The Quality Life-Saving Medicines – New Investment Strategy introduced new investors to the unfinished task of improving access to quality life-saving medicines, explored ways to bring the public health sector and private investors and philanthropists together and develop a path for effective collaboration on delivering quality medicines to women, infants and children across LMICs.
Amitabh Mehta, Advisor, Fundraising, Innovative Finance and Market Strategy, & PPP Expert said, “There is limited collaborative private sector investment in public health initiatives currently, with the focus largely being on CSR, and most companies working in silos. There is a need for public sector organizations to propose innovative engagement models through which the corporate sector can be encouraged to invest in health while minimizing risk and ensuring impactful work. Investing in maternal health can have implications for child health, with additional positive impact on the GDP of the country.”
“Medicines are the only product in India that are not bar-coded, preventing effective quality control mechanisms. This, coupled with the limited technology and leakages within the pharmaceutical world make for severe barriers to ensuring a transparent system in the sector,” said Ashutosh Garg, Founder and Chairman, Guardian Lifecare Pvt. Ltd.

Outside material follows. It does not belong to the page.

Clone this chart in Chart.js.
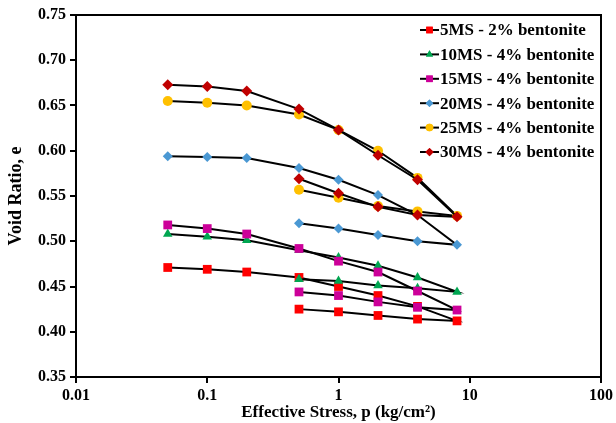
<!DOCTYPE html>
<html>
<head>
<meta charset="utf-8">
<script src="https://cdn.jsdelivr.net/npm/chart.js@4"></script>
<style>
  html, body { margin: 0; padding: 0; background: #fff; }
  #wrap { width: 616px; height: 423px; }
</style>
</head>
<body>
<div id="wrap"><canvas id="c" width="616" height="423"></canvas></div>
<script>
// stress path: loading then unloading (kg/cm2)
const stress = [0.05, 0.1, 0.2, 0.5, 1, 2, 4, 8, 4, 2, 1, 0.5];

const labels = ['5MS - 2% bentonite', '10MS - 4% bentonite', '15MS - 4% bentonite',
                '20MS - 4% bentonite', '25MS - 4% bentonite', '30MS - 4% bentonite'];

const ms5  = [0.471, 0.469, 0.466, 0.460, 0.450, 0.440, 0.428, 0.412, 0.414, 0.418, 0.422, 0.425];
const ms10 = [0.508, 0.505, 0.501, 0.490, 0.482, 0.473, 0.460, 0.444, 0.448, 0.451, 0.456, 0.458];
const ms15 = [0.518, 0.514, 0.508, 0.492, 0.478, 0.466, 0.445, 0.424, 0.427, 0.433, 0.440, 0.444];
const ms20 = [0.594, 0.593, 0.592, 0.581, 0.568, 0.551, 0.529, 0.496, 0.500, 0.507, 0.514, 0.520];
const ms25 = [0.655, 0.653, 0.650, 0.640, 0.623, 0.600, 0.570, 0.528, 0.533, 0.539, 0.548, 0.557];
const ms30 = [0.673, 0.671, 0.666, 0.646, 0.623, 0.595, 0.568, 0.527, 0.529, 0.538, 0.553, 0.569];

const xTicks = [0.01, 0.1, 1, 10, 100];

const series = [ms5, ms10, ms15, ms20, ms25, ms30];
const colors = ['#ff0000', '#00a651', '#cc0099', '#4a98d3', '#ffc000', '#c00000'];
const styles = ['rect', 'triangle', 'rect', 'rectRot', 'circle', 'rectRot'];
const radii  = [6.2, 5.5, 6.2, 5, 5, 5.5];

const FONT = '"Liberation Serif", "Times New Roman", serif';

const datasets = series.map((vals, i) => ({
    label: labels[i],
    data: vals.map((v, j) => ({ x: stress[j], y: v })),
    showLine: true,
    borderColor: '#000',
    borderWidth: 2,
    pointStyle: styles[i],
    pointRadius: radii[i],
    pointBackgroundColor: colors[i],
    pointBorderColor: colors[i],
    pointBorderWidth: 0,
    order: series.length - 1 - i
}));

// box around plot + legend inside it
const frameAndLegend = {
    id: 'frameAndLegend',
    afterDatasetsDraw(chart) {
        const { ctx, chartArea: a } = chart;
        ctx.save();
        ctx.strokeStyle = '#000';
        ctx.lineWidth = 2;
        ctx.beginPath();
        ctx.moveTo(a.left, a.top);
        ctx.lineTo(a.right, a.top);
        ctx.lineTo(a.right, a.bottom);
        ctx.stroke();

        ctx.font = 'bold 17px ' + FONT;
        ctx.textBaseline = 'middle';
        ctx.textAlign = 'left';
        labels.forEach((lab, i) => {
            const y = 30 + i * 24.4;
            ctx.strokeStyle = '#000';
            ctx.lineWidth = 2;
            ctx.beginPath();
            ctx.moveTo(420, y);
            ctx.lineTo(439, y);
            ctx.stroke();
            ctx.fillStyle = colors[i];
            Chart.helpers.drawPoint(ctx, { pointStyle: styles[i], radius: radii[i] * 0.75, borderWidth: 0 }, 429.5, y);
            ctx.fill();
            ctx.fillStyle = '#000';
            ctx.fillText(lab, 440, y + 1);
        });
        ctx.restore();
    }
};

new Chart(document.getElementById('c'), {
    type: 'scatter',
    data: { datasets },
    options: {
        responsive: false,
        animation: false,
        layout: { padding: { top: 15, right: 13, left: 0, bottom: 0 } },
        plugins: { legend: { display: false }, tooltip: { enabled: false } },
        scales: {
            x: {
                type: 'logarithmic',
                min: 0.01,
                max: 100,
                afterBuildTicks: s => { s.ticks = xTicks.map(v => ({ value: v })); },
                afterFit: s => { s.height = 46; },
                ticks: {
                    color: '#000',
                    font: { family: FONT, size: 16, weight: 'bold' },
                    padding: 3,
                    maxRotation: 0,
                    autoSkip: false,
                    callback: v => String(v)
                },
                grid: { drawOnChartArea: false, color: '#000', tickLength: 6, lineWidth: 2 },
                border: { color: '#000', width: 2 },
                title: {
                    display: true,
                    text: 'Effective Stress, p (kg/cm²)',
                    color: '#000',
                    font: { family: FONT, size: 17, weight: 'bold' },
                    padding: { top: -8, bottom: 0 }
                }
            },
            y: {
                min: 0.35,
                max: 0.75,
                afterFit: s => { s.width = 76; },
                ticks: {
                    stepSize: 0.05,
                    color: '#000',
                    font: { family: FONT, size: 16, weight: 'bold' },
                    padding: 4,
                    callback: v => v.toFixed(2)
                },
                grid: { drawOnChartArea: false, color: '#000', tickLength: 6, lineWidth: 2 },
                border: { color: '#000', width: 2 },
                title: {
                    display: true,
                    text: 'Void Ratio, e',
                    color: '#000',
                    font: { family: FONT, size: 18, weight: 'bold' },
                    padding: { top: 6, bottom: 0 }
                }
            }
        }
    },
    plugins: [frameAndLegend]
});
</script>
</body>
</html>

India is one the world’s main sources of generic medicines destined for LMICs. The pharmaceutical industry is a significant contributor to the country’s Gross Domestic Product (GDP). Launching the ‘Quality Life-Saving Medicines – A New Investment Strategy in India’ today recognized the indispensability of industry involvement through social investment for the public health sector, while challenging all stakeholders to do more to ensure that the medicines that reach patients are of the quality necessary to save lives.
Parul Soni, Global Managing Partner, Thinkthrough Consulting highlighted “the need for investment to enable powerful communication campaigns, which can be used to sensitize people to demand safe and quality medicines. Further, behaviour change communication is critical to make people aware about the indispensability of quality life-saving medicines for maternal health.”
Shai Venkatraman, senior journalist, who moderated the panel discussion said, “The discussion was valuable because it brought together important voices from different fields and provided a platform for a frank exchange of ideas.”
The event also displayed a photo exhibition of post-partum haemorrhage (PPH) stories – experiences of women, families and healthcare workers – from India, Nepal, Uganda and Nigeria.